Grâce aux contacts du professeur Juniper, elle a pu participer à une mission dans un sous-marin scientifique américain. «J’étais impressionnée parce qu’on descendait à 2 600 mètres de profondeur, se rappelle-t-elle. C’était tellement différent de toutes les images que j’avais vues jusque-là. La perspective en trois dimensions permet de saisir beaucoup plus de choses.»
Après avoir remporté le concours de vulgarisation scientifique de l’ACFAS, Jozée Sarrazin a réalisé des films vidéo et un CD-ROM interactif sur les écosystèmes extrêmes, de même qu’une tournée multimédia à travers les musées du Québec. Elle a aussi publié un livre de contes pour enfants racontant la vie d’un petit sous-marin téléguidé, rédigé après l’obtention de son postdoctorat de la Woods Hole Oceanographic Institution, au Massachussetts. «Le côté scientifique est très sérieux, dit-elle. La vulgarisation me permet de sortir de cet univers et de partager ce que je fais avec les gens.»

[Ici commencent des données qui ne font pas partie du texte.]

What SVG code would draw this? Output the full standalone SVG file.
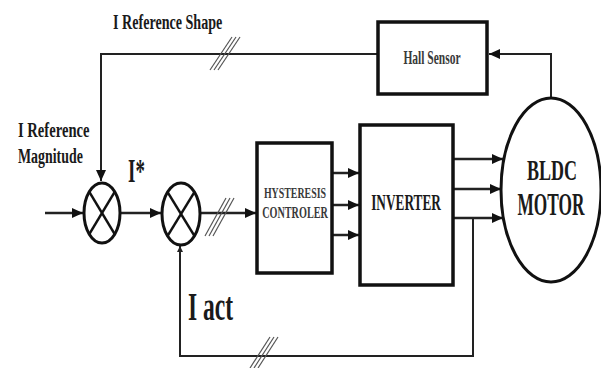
<svg xmlns="http://www.w3.org/2000/svg" width="601" height="368" viewBox="0 0 601 368">
<style>
.lbl{font-family:"Liberation Serif","Times New Roman",serif;font-weight:bold;fill:#1a1a1a}
.sm{font-family:"Liberation Serif","Times New Roman",serif;font-weight:bold;fill:#3a3a3a}
.box{fill:#fff;stroke:#111;stroke-width:3.5}
.sum{fill:#fff;stroke:#111;stroke-width:3}
.x{stroke:#111;stroke-width:2.5}
.w{fill:none;stroke:#222;stroke-width:2}
.a{fill:none;stroke:#222;stroke-width:2.5}
.sl{stroke:#555;stroke-width:1.2}
</style>
<defs>
<marker id="ah" markerUnits="userSpaceOnUse" markerWidth="12" markerHeight="10" refX="11" refY="5" orient="auto">
<path d="M0,0 L11,5 L0,10 z" fill="#111"/>
</marker>
<marker id="ahs" markerUnits="userSpaceOnUse" markerWidth="8" markerHeight="8" refX="6" refY="3" orient="auto">
<path d="M0,0 L6,3 L0,6 z" fill="#222"/>
</marker>
</defs>
<rect width="601" height="368" fill="#fff"/>

<g id="connectors">
<polyline class="w" points="551,98 551,54 489,54" marker-end="url(#ah)"/>
<polyline class="w" points="378,54 101,54 101,181" marker-end="url(#ah)"/>
<line class="a" x1="45" y1="213" x2="83" y2="213" marker-end="url(#ah)"/>
<line class="a" x1="120" y1="213" x2="161" y2="213" marker-end="url(#ah)"/>
<line class="a" x1="200" y1="213" x2="256" y2="213" marker-end="url(#ah)"/>
<line class="a" x1="333" y1="173" x2="359" y2="173" marker-end="url(#ah)"/>
<line class="a" x1="333" y1="205" x2="359" y2="205" marker-end="url(#ah)"/>
<line class="a" x1="333" y1="235" x2="359" y2="235" marker-end="url(#ah)"/>
<line class="a" x1="454" y1="159" x2="503" y2="159" marker-end="url(#ah)"/>
<line class="a" x1="454" y1="189" x2="501" y2="189" marker-end="url(#ah)"/>
<line class="a" x1="454" y1="218" x2="503" y2="218" marker-end="url(#ah)"/>
<polyline class="w" points="473,218 473,356 180,356 180,246" marker-end="url(#ahs)"/>
<g id="slashes">
<line class="sl" x1="210" y1="70" x2="232" y2="37"/>
<line class="sl" x1="214" y1="70" x2="236" y2="37"/>
<line class="sl" x1="218" y1="70" x2="240" y2="37"/>
<line class="sl" x1="205" y1="236" x2="226" y2="198"/>
<line class="sl" x1="209" y1="236" x2="230" y2="198"/>
<line class="sl" x1="213" y1="236" x2="234" y2="198"/>
<line class="sl" x1="250" y1="368" x2="270" y2="337"/>
<line class="sl" x1="254" y1="368" x2="274" y2="337"/>
<line class="sl" x1="258" y1="368" x2="278" y2="337"/>
</g>
</g>

<g id="hall-sensor">
<rect class="box" x="378" y="22" width="109" height="72"/>
<text class="sm" transform="translate(432,64) scale(1,1.6)" font-size="11.5" text-anchor="middle" fill="#555">Hall Sensor</text>
</g>

<g id="summer1">
<ellipse class="sum" cx="102" cy="213" rx="18" ry="30"/>
<line class="x" x1="89.3" y1="191.8" x2="114.7" y2="234.2"/>
<line class="x" x1="114.7" y1="191.8" x2="89.3" y2="234.2"/>
</g>

<g id="summer2">
<ellipse class="sum" cx="181" cy="214" rx="19" ry="31"/>
<line class="x" x1="167.6" y1="192.1" x2="194.4" y2="235.9"/>
<line class="x" x1="194.4" y1="192.1" x2="167.6" y2="235.9"/>
</g>

<g id="hysteresis">
<rect class="box" x="257" y="143" width="75" height="130"/>
<text class="sm" transform="translate(295,198) scale(1,1.55)" font-size="9.9" text-anchor="middle">HYSTERESIS</text>
<text class="sm" transform="translate(295,218) scale(1,1.6)" font-size="10.2" text-anchor="middle">CONTROLER</text>
</g>

<g id="inverter">
<rect class="box" x="360" y="125" width="93" height="160"/>
<text class="lbl" transform="translate(406,210) scale(1,1.7)" font-size="13.3" text-anchor="middle" fill="#2a2a2a">INVERTER</text>
</g>

<g id="motor">
<ellipse cx="551" cy="190" rx="50" ry="92" fill="#fff" stroke="#111" stroke-width="3"/>
<text class="lbl" transform="translate(552,180) scale(1,1.68)" font-size="18" text-anchor="middle">BLDC</text>
<text class="lbl" transform="translate(551,215) scale(1,1.8)" font-size="17.3" text-anchor="middle">MOTOR</text>
</g>

<g id="labels">
<text class="lbl" transform="translate(113,29) scale(1,1.5)" font-size="14.1">I Reference Shape</text>
<text class="lbl" transform="translate(18,137) scale(1,1.5)" font-size="14.6">I Reference</text>
<text class="lbl" transform="translate(18,163) scale(1,1.5)" font-size="13.9">Magnitude</text>
<text class="lbl" transform="translate(128,182) scale(1,1.75)" font-size="19">I*</text>
<text class="lbl" transform="translate(188,320) scale(1,1.74)" font-size="23.5">I act</text>
</g>
</svg>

C’est dans cet esprit qu’elle a participé à l’élaboration de l’événement «Nuit des Abysses», à titre de chef d’une mission au sud des Açores, en 2006. «L’idée était de faire une transmission en direct du fond de l’océan Atlantique», explique la chercheuse, en poste au Département Études des écosystèmes profonds de l’Ifremer, depuis 2002. Tandis qu’elle et son équipe captaient des images à bord du sousmarin, des scientifiques expliquaient aux invités présents à l’Ifremer, parmi lesquels plusieurs enfants, ce que sont les sources hydrothermales et l’environnement des grands fonds. Le tout a été capté et diffusé sur TF1 et France2, en plus de faire l’objet d’un reportage de l’émission culte Thalassa, un magazine télévisé consacré à la mer. «Nous sommes même cités dans la Politique maritime de la France comme un bel exemple de vulgarisation scientifique», souligne-t-elle fièrement.
Jozée Sarrazin est heureuse du prix qu’on lui remettra en mai prochain, mais ne cache pas sa surprise. «Pourquoi moi? demande-t-elle. Je ne me considère pas comme une grande scientifique. Il y a plein de gens qui le méritent en science. En revanche, je sais que tous les ingrédients sont réunis pour éveiller l’intérêt des gens : c’est loin au fond des mers, c’est vivant et c’est techno. Ça fait rêver!»